As schools started back yesterday for a new term, it must have felt like another upward trudge with a boulder for our leather elbow-patched Sisypeans. We know this, after all, because a recent poll found 55 per cent of teachers describe their morale as “low” or “very low”.

The gripes are familiar enough. As well as the usual complaints about pay and working conditions, 77 per cent of teachers in the poll commissioned by the national union of teachers thought academies and free schools were taking education in the wrong direction; while 71 per cent said they rarely or never felt trusted by the government, (up from 54 per cent in April 2010).
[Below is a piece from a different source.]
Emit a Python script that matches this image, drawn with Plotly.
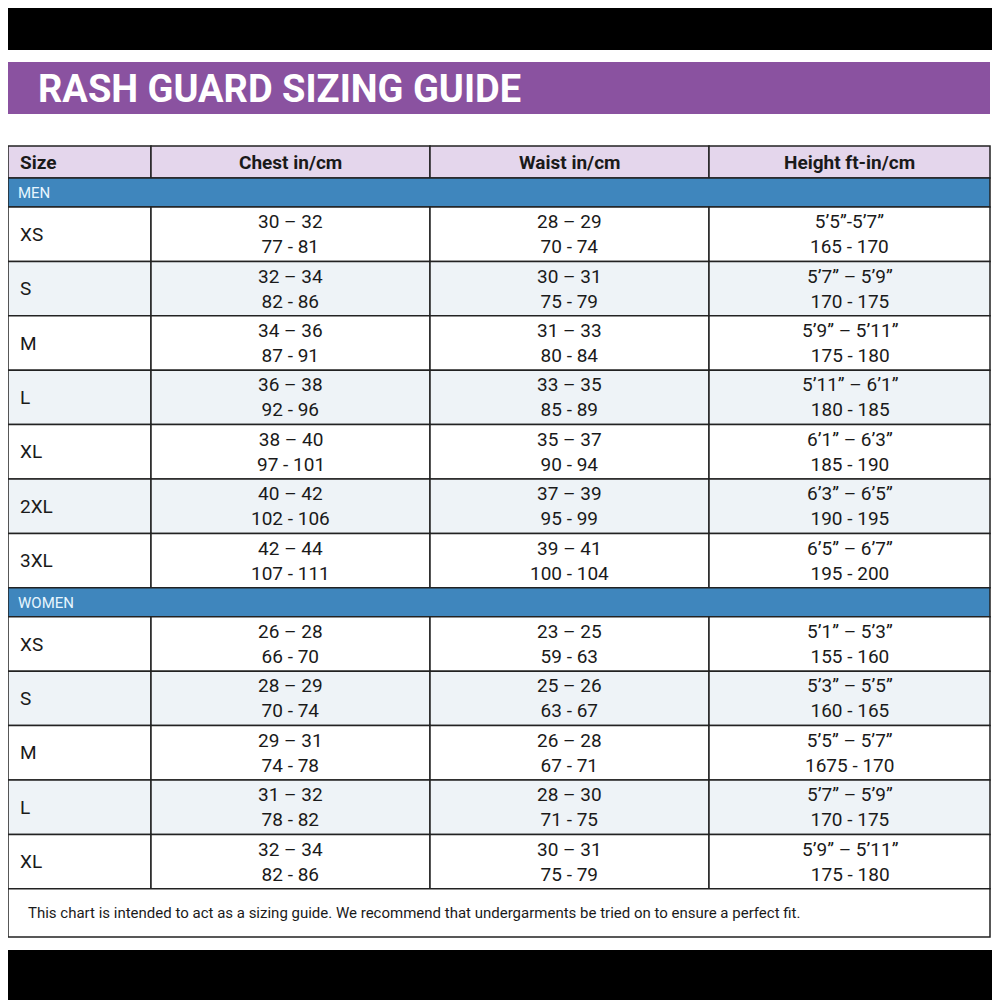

But it’s the issue of school standards that still seems to grate most. Last November, Sir Michael Wilshaw, the new chief inspector of schools, presented Ofsted’s annual report. It found that schools in England are getting better – although there is still a long way to go before the nation catches up with the best in the world. There are also wide variations in the performance of schools across different local authority areas, leading to serious inequities for children in some parts of the country.

The product of nearly 25,000 inspections across schools, nurseries and colleges, it is a rigorous and useful reminder of the challenges we face in making all our schools the best that they can be. However Sir Michael’s analysis of the problem is not entirely shared, it is fair to say, by the teaching unions.